# Bildschirmformat für Webdesign



## Gast170816 (10. August 2009)

Welche Bildschirmgröße habt ihr eigentlich eingestellt, wenn ihr in Photoshop eure Weblayouts anlegt?

Ich hatte bislang ziemlich groß 1280 x 800... aber ich glaube ich sollts wohl lieber eins kleiner machen 1024 x 768.

Jedoch scheint 1024 x 768 zu 1280 x 800 ein etwas anderes Seitenverhältnis zuhaben (ich würde sagen es ist breiter gezerrt)... also da sehen meine Layouts eben im kleineren Seitenverhältnis irgendwie leicht verzerrt aus.

Ist das tatsächlich ein unterschiedliches Seitenverhältnis?
Und unter welcher Bildschirmeinstellung designt ihr?


----------



## Wutklumpen (10. August 2009)

Hi!

1280 x 800 müsste ein 16:10 Verhältniss sein, während 1024x768 4:3 ist!


----------



## awortmeier (10. August 2009)

Zum einem ja das is verzerrt aber auch nur weil:

1280 x 800 --> Breitbild Format ist
1024 x 768 --> KEIN Breitbild Format ist

und ich persönlich habe eine 1920 x 1200 Pixel Auflösung

lg
awortmeier


----------



## akrite (10. August 2009)

...ich glaube es ist nicht entscheidend welche Bildschirmgröße wir eingestellt haben, sondern mit welchen Bildschirmauflösungen die Leute so unterwegs sind. Wenn ich meine Logfiles betrachte, ist wegen der 15.4" Notebooks, 1280x800 eine sehr gefragte Auflösung. Viele, darunter auch ich nutzen aber nicht die gesamte Breite des Bildschirms, so kommt man dann wieder zu ganz anderen Zahlen. Viele der Webseiten die ich mittlerweile ansteuere, passen da locker rein, und die Templates für CMS oder Blogs liegen drunter. Im Moment denke ich, ist eine gute Breite für Content und Menü so um die 900pix, die Länge ist ja egal.


----------



## Jan-Frederik Stieler (10. August 2009)

Hi,
fürs webdesign gibt es eigentlich nur die beiden Bildschirmauflösungen 800x600px und 1024x768px.
Für die Webseite selber mußt du dann noch einige Pixel abziehen da ja noch die Mneüs draufpassen sollen.
Du kannst dir mal die Vorlagen von Webdesignerstoolkit runterladen, da bekommst du Vorlagen für Photoshop mit den entsprechenden Angaben.

Viele Grüße


----------



## Gast170816 (10. August 2009)

akrite hat gesagt.:


> ...ich glaube es ist nicht entscheidend welche Bildschirmgröße wir eingestellt haben, sondern mit welchen Bildschirmauflösungen die Leute so unterwegs sind.
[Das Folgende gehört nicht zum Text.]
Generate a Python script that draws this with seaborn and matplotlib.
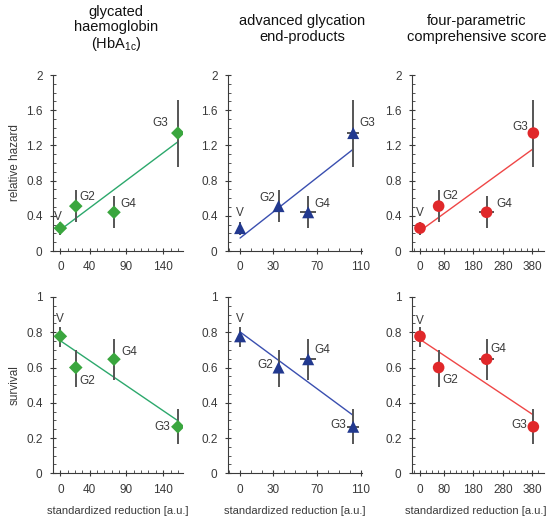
import numpy as np
import pandas as pd
import matplotlib
matplotlib.use('Agg')
import matplotlib.pyplot as plt
import seaborn as sns
from matplotlib.ticker import MultipleLocator, FixedLocator, FuncFormatter

# ---------------- data ----------------
groups = ['V', 'G2', 'G4', 'G3']
hba1c_x = [0, 21, 73, 160]
age_x = [0, 35, 62, 103]
score_x = [0, 63, 225, 383]
hba1c_xerr = [0, 0, 0, 0]
age_xerr = [0, 0, 7.5, 5.3]
score_xerr = [0, 0, 24, 0]

hazard = [0.26, 0.51, 0.44, 1.34]
hazard_lo = [0.185, 0.33, 0.26, 0.96]
hazard_hi = [0.335, 0.69, 0.62, 1.72]
survival = [0.777, 0.60, 0.647, 0.264]
survival_lo = [0.716, 0.49, 0.53, 0.164]
survival_hi = [0.83, 0.70, 0.764, 0.362]

titles = ['glycated\nhaemoglobin\n(HbA$_{\\mathregular{1c}}$)',
          'advanced glycation\nend-products',
          'four-parametric\ncomprehensive score']
xticks = [[0, 40, 90, 140], [0, 30, 70, 110], [0, 80, 180, 280, 380]]
row_labels = ['relative hazard', 'survival']
xlabel = 'standardized reduction [a.u.]'

# ---------------- style ----------------
sns.set_theme(style='white')
plt.rcParams['font.family'] = ['Liberation Sans', 'DejaVu Sans']
plt.rcParams['mathtext.fontset'] = 'custom'
plt.rcParams['mathtext.rm'] = 'Liberation Sans'

xs = [hba1c_x, age_x, score_x]
xerrs = [hba1c_xerr, age_xerr, score_xerr]
xlims = [(-10, 167), (-11, 111), (-27, 419)]
xminor = [10, 10, 20]
markers = ['D', '^', 'o']
msizes = [48, 75, 70]
mcolors = ['#3aa63e', '#22398f', '#e0282a']
lcolors = ['#2ca86c', '#3a4fb0', '#ef4646']
ax_left = [53, 228, 412]
ax_right = [183, 362, 544]
title_x = [116, 302, 477]
xlabel_x = [118, 295, 476]

W, H = 550, 522
rows = [
    dict(y=hazard, lo=hazard_lo, hi=hazard_hi, top=75, bot=251, ylim=(0, 2), major=0.4, minor=0.1),
    dict(y=survival, lo=survival_lo, hi=survival_hi, top=297, bot=473.3, ylim=(0, 1), major=0.2, minor=0.05),
]

# label offsets in pixels: (dx, dy, ha) for V, G2, G4, G3
offsets = {
    (0, 0): [(-2, 11, 'center'), (4, 9, 'left'), (6, 8, 'left'), (-10, 10, 'right')],
    (0, 1): [(0, 15, 'center'), (-3, 8, 'right'), (6, 8, 'left'), (6, 10, 'left')],
    (0, 2): [(0, 15, 'center'), (4, 10, 'left'), (10, 8, 'left'), (-5, 6, 'right')],
    (1, 0): [(0, 17, 'center'), (4, -13, 'left'), (7, 7, 'left'), (-8, 0, 'right')],
    (1, 1): [(0, 17, 'center'), (-5, 3, 'right'), (6, 9, 'left'), (-7, 2, 'right')],
    (1, 2): [(0, 15, 'center'), (4, -12, 'left'), (4, 10, 'left'), (-6, 2, 'right')],
}

fig = plt.figure(figsize=(W / 100, H / 100), dpi=100)
tc = '#3a3a3a'
px2pt = 72 / 100

for r, row in enumerate(rows):
    for c in range(3):
        ax = fig.add_axes([ax_left[c] / W, 1 - row['bot'] / H,
                           (ax_right[c] - ax_left[c]) / W, (row['bot'] - row['top']) / H])
        df = pd.DataFrame({'x': xs[c], 'y': row['y'], 'lo': row['lo'], 'hi': row['hi'],
                           'xerr': xerrs[c], 'g': groups})
        sns.regplot(data=df, x='x', y='y', scatter=False, ci=None, truncate=True,
                    line_kws=dict(color=lcolors[c], lw=1.0, zorder=1), ax=ax)
        ax.errorbar(df['x'], df['y'], yerr=[df['y'] - df['lo'], df['hi'] - df['y']],
                    xerr=df['xerr'], fmt='none', ecolor='#555555', elinewidth=1.4,
                    capsize=0, zorder=2)
        sns.scatterplot(data=df, x='x', y='y', marker=markers[c], s=msizes[c],
                        color=mcolors[c], edgecolor='none', linewidth=0, ax=ax, zorder=3)
        for i, g in enumerate(groups):
            dx, dy, ha = offsets[(r, c)][i]
            ax.annotate(g, (df['x'][i], df['y'][i]), xytext=(dx * px2pt, dy * px2pt),
                        textcoords='offset points', ha=ha, va='center',
                        fontsize=8.5, color=tc)
        ax.set_xlim(*xlims[c])
        ax.set_ylim(*row['ylim'])
        ax.xaxis.set_major_locator(FixedLocator(xticks[c]))
        ax.xaxis.set_minor_locator(MultipleLocator(xminor[c]))
        ax.yaxis.set_major_locator(MultipleLocator(row['major']))
        ax.yaxis.set_minor_locator(MultipleLocator(row['minor']))
        ax.yaxis.set_major_formatter(FuncFormatter(lambda v, p: '%g' % round(v, 2)))
        for s in ['top', 'right']:
            ax.spines[s].set_visible(False)
        for s in ['left', 'bottom']:
            ax.spines[s].set_color(tc)
            ax.spines[s].set_linewidth(0.8)
        ax.tick_params(which='major', direction='inout', length=5, width=0.8,
                       color=tc, labelsize=8.5, labelcolor=tc, pad=5,
                       left=True, bottom=True)
        ax.tick_params(which='minor', direction='in', length=2.5, width=0.6,
                       color=tc, left=True, bottom=True)
        ax.set_xlabel('')
        ax.set_ylabel('')
        ax.grid(False)
        ax.patch.set_alpha(0)

    fig.text(15 / W, 1 - ((row['top'] + row['bot']) / 2) / H, row_labels[r],
             rotation=90, ha='center', va='center', fontsize=8.5, color=tc)

for c in range(3):
    fig.text(title_x[c] / W, 1 - 29 / H, titles[c], ha='center', va='center',
             fontsize=10.5, color='#111111', linespacing=1.1)
    fig.text(xlabel_x[c] / W, 1 - 511 / H, xlabel,
             ha='center', va='center', fontsize=8, color=tc)

fig.savefig('out.png', dpi=100)
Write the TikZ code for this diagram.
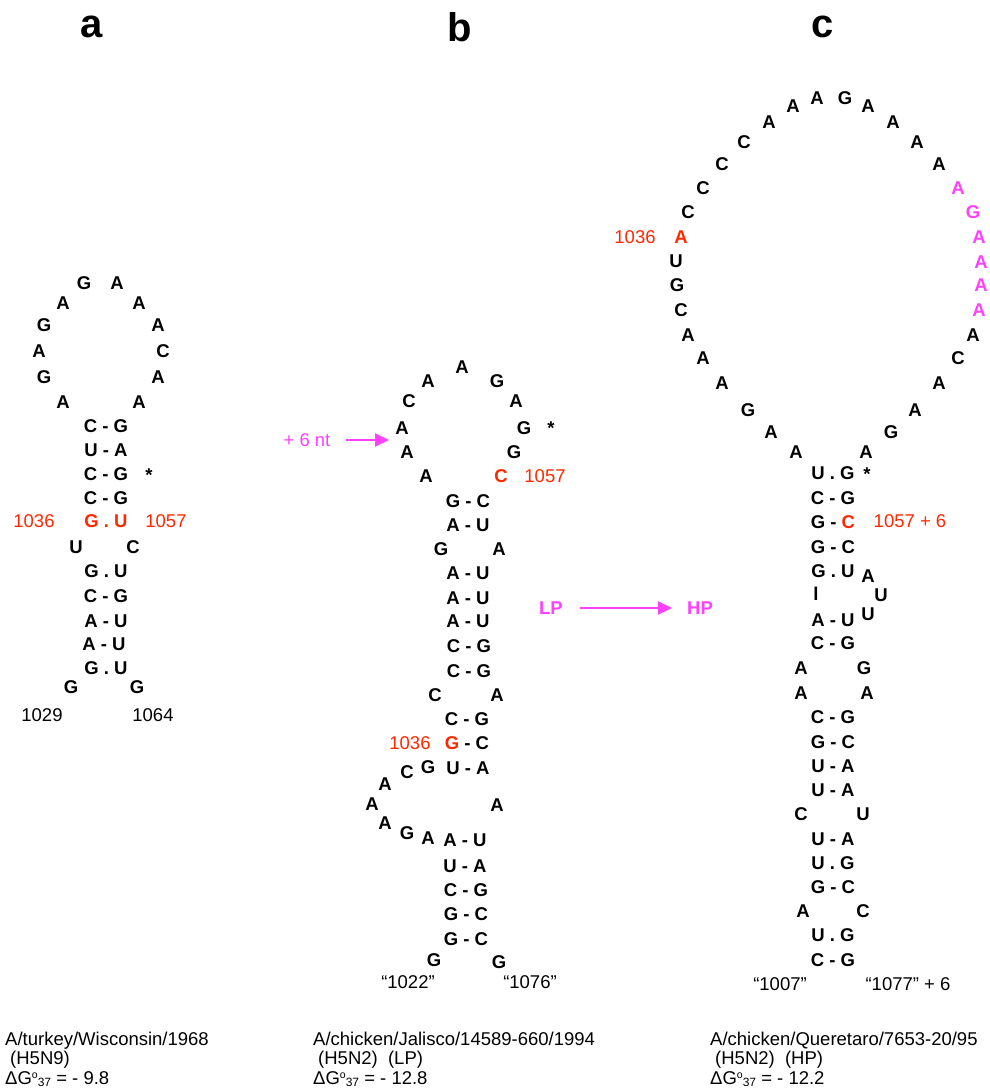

Ja, stimmt schon... ich meinte auch mehr so betreffs des "Sichteindrucks" während man designt. Wenn ihr so berichtet von wegen 16:9 und 4:3, da fiel mir ein, dass das kleinere Format wohl so komisch bei mir aussieht, weil ich einen Widescreen-Monitor habe und ich da mit meinen anfangs eingestellten 1280x800 wohl doch am korrektesten fahre.

Ansonsten, von den Contentmaßen und sichtbarem Bereich der letzlichen HTML-Seite her achte ich drauf, dass es so ungefähr innerhalb 800px Breite bleibt (vielleicht maximal 900px) und ansonsten Schnickschnack oder Backgroundbildchen können dann durchaus auch mal so um/über die 1100px sein.


----------



## Dr Dau (10. August 2009)

Hallo!

Um das hoch-/runterscrollen kommt man ohnehin nicht drumherum.
Wenn der Besucher dann aber auch noch einen halben Meter  nach links/rechts scrollen muss, wird er die Seite sicherlich enttäuscht schnell wieder verlassen.
Hierbei sollte man auch nicht die Netbooks vergessen, deren Bildschirmdiagonale bei ca. 9-10 Zoll mit einer max. Breite von meistens 1024 Pixel liegt.

Gruss Dr Dau


----------



## chmee (11. August 2009)

Als untere Grenze nehme ich die Netbookgröße von 1024x600. Bitte bedenken, dass ein vertikaler Scrollbalken entsteht (also etwa 20px abziehen), wenn in der Höhe mehr Content dargestellt wird. Sich an der meist-genutzten Auflösung zu richten, macht wenig Sinn. Hieße ja, dass man das Layout alle 2 Jahre verändern muss. Vor 2 Jahren ware es etwa (Desktop) 1280x1024, jetzt ist es 1680x1050. In dem breiten Spektrum kannst Du nicht alle glücklich machen. Schlimm find ich's aber, wenn man nach rechts/links scrollen muss.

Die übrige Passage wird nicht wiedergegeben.